Bent’s wry criticism could well apply to the Akosombo dam itself, a technologically-advanced project in the midst of subsistence farms.  Ostensibly, the dam was built to help Ghanaians, the idea being that an industrialized country is less vulnerable to exploitation.  But the interests of ordinary Ghanaians turned out to be a low priority as the dam forced 80,000 people into crowded resettlement camps, robbing them of fertile farmland, potable water and sites of spiritual significance.  As Bent noted, some farmers continuously reestablished their farms a little further from the lakeside, each attempt destroyed as the dam’s backflow grew. 

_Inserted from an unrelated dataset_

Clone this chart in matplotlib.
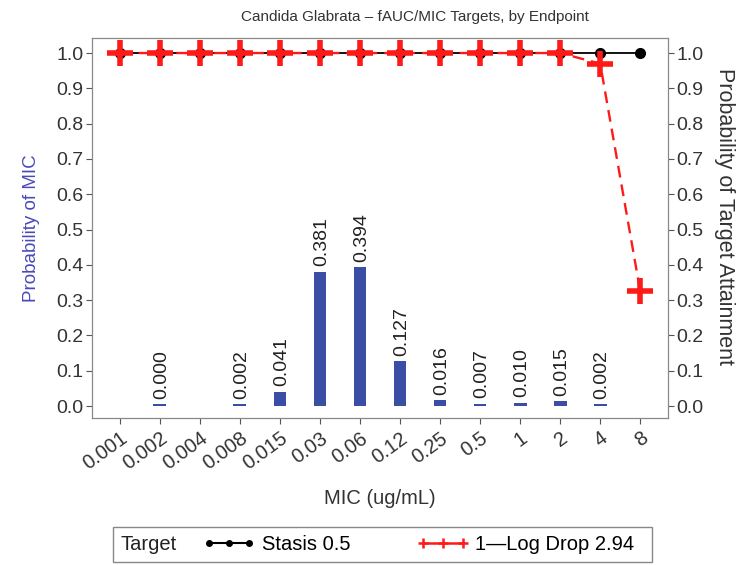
import matplotlib.pyplot as plt
from matplotlib.patches import Rectangle

plt.rcParams['font.family'] = ['Liberation Sans', 'DejaVu Sans']

mic_labels = ['0.001', '0.002', '0.004', '0.008', '0.015', '0.03', '0.06',
              '0.12', '0.25', '0.5', '1', '2', '4', '8']
# probability of MIC (None = no bar)
prob_mic = [None, 0.000, None, 0.002, 0.041, 0.381, 0.394, 0.127,
            0.016, 0.007, 0.010, 0.015, 0.002, None]
stasis = [1.0] * 14
log_drop = [1.0, 1.0, 1.0, 1.0, 1.0, 1.0, 1.0, 1.0, 1.0, 1.0, 1.0, 1.0, 0.97, 0.326]

blue = '#3b4ea6'
fig = plt.figure(figsize=(7.4, 5.65), dpi=100)
ax = fig.add_axes([0.124, 0.26, 0.779, 0.673])
ax2 = ax.twinx()

x = list(range(len(mic_labels)))
bx = [i for i, v in zip(x, prob_mic) if v is not None]
bv = [v for v in prob_mic if v is not None]
ax.bar(bx, [max(v, 0.006) for v in bv], width=0.32, color=blue, zorder=2)
for i, v in zip(bx, bv):
    ax.text(i + 0.05, max(v, 0.006) + 0.015, f'{v:.3f}', rotation=90, ha='center', va='bottom',
            fontsize=14, color='#222222')

ax2.plot(x, stasis, color='black', marker='o', markersize=7, lw=1.3, zorder=3)
ax2.plot(x, log_drop, color='#ff1a1a', marker='+', markersize=19, markeredgewidth=4,
         lw=1.7, ls=(0, (5, 3)), zorder=4)

for a in (ax, ax2):
    a.set_ylim(-0.034, 1.043)
    a.set_yticks([i / 10 for i in range(11)])
    a.set_yticklabels([f'{i / 10:.1f}' for i in range(11)], fontsize=14, color='#333333')
    a.tick_params(axis='y', colors='#555555', labelcolor='#333333', length=4, pad=2)
    for s in a.spines.values():
        s.set_color('#888888')
ax.set_xlim(-0.7, 13.7)
ax.set_xticks(x)
ax.set_xticklabels(mic_labels, rotation=36, ha='right', rotation_mode='anchor',
                   fontsize=14.5, color='#333333')
ax.tick_params(axis='x', colors='#555555', labelcolor='#333333', length=4)

ax.set_ylabel('Probability of MIC', color='#4a4ab8', fontsize=13.5)
ax.yaxis.set_label_coords(-0.09, 0.5)
ax2.set_ylabel('Probability of Target Attainment', rotation=-90, va='center', ha='center',
               fontsize=15.5, color='#333333')
ax2.yaxis.set_label_coords(1.097, 0.53)
ax.set_xlabel('MIC (ug/mL)', fontsize=14.5, color='#333333', labelpad=11)
fig.text(0.561, 0.97, 'Candida Glabrata \u2013 fAUC/MIC Targets, by Endpoint',
         ha='center', va='center', fontsize=11, color='#333333')

# legend box
fig.patches.append(Rectangle((0.153, 0.006), 0.728, 0.062, transform=fig.transFigure,
                             fill=False, ec='#888888', lw=1))
fig.text(0.163, 0.037, 'Target', ha='left', va='center', fontsize=14.5, color='#222222')
h1, = ax2.plot([], [], color='black', marker='o', markersize=4, lw=1.5)
h2, = ax2.plot([], [], color='#ff1a1a', marker='+', markersize=7, markeredgewidth=1.8, lw=1.8)
fig.legend([h1, h2], ['Stasis 0.5', '1\u2014Log Drop 2.94'], loc='center left',
           bbox_to_anchor=(0.25, 0.037), ncol=2, frameon=False, numpoints=3,
           handlelength=2.6, handletextpad=0.3, columnspacing=3.3, fontsize=14.5)

fig.savefig('out.png', dpi=100)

After a month in search of wood, Bent noticed a motorcyclist waiting to catch a  ferry.  He went to speak to him, and as it turns out, this man was the director of a fishing school on an island in the lake.  During their conversation, it became clear that the paths of the two men had crossed by a lucky stroke of fate: the fishing school needed stable boats, and had the funds to buy Bent wood.  Bent received milled Iroko and immediately began to train farmers-turned-fishermen in boatbuilding.  Later, his students would return to their lakeside communities to teach others the skills that Bent had taught them.

During our conversation, Bent sketched a profile and cross-section of the boats he’d built in Ghana, and I misread them, thinking they represented boxy things with massive external stringers.  It was several months later that I was flipping through the blank pages at the end of a photo album – in this case, the album of yachts that mark Bent’s career – when the rippled backdrop of a darkened Lake Volta unexpectedly appeared before me, its surface graced by a white craft.  A double-ended dory with straight sides and gentle sheer, it had a harmony of design that made it highly capable, yet with a playful attitude toward the various moods of the lake.  On the shore, beyond the lens of the camera, Bent’s wife holds a bottle of wine to break over the bow, drummers roll out rhythms of celebration and reporters muse over how to word this event, which will become front-page news.  In a place so badly damaged by big technology, it is ironic that part of the solution would be something as simple and beautiful as a hand-crafted wood boat.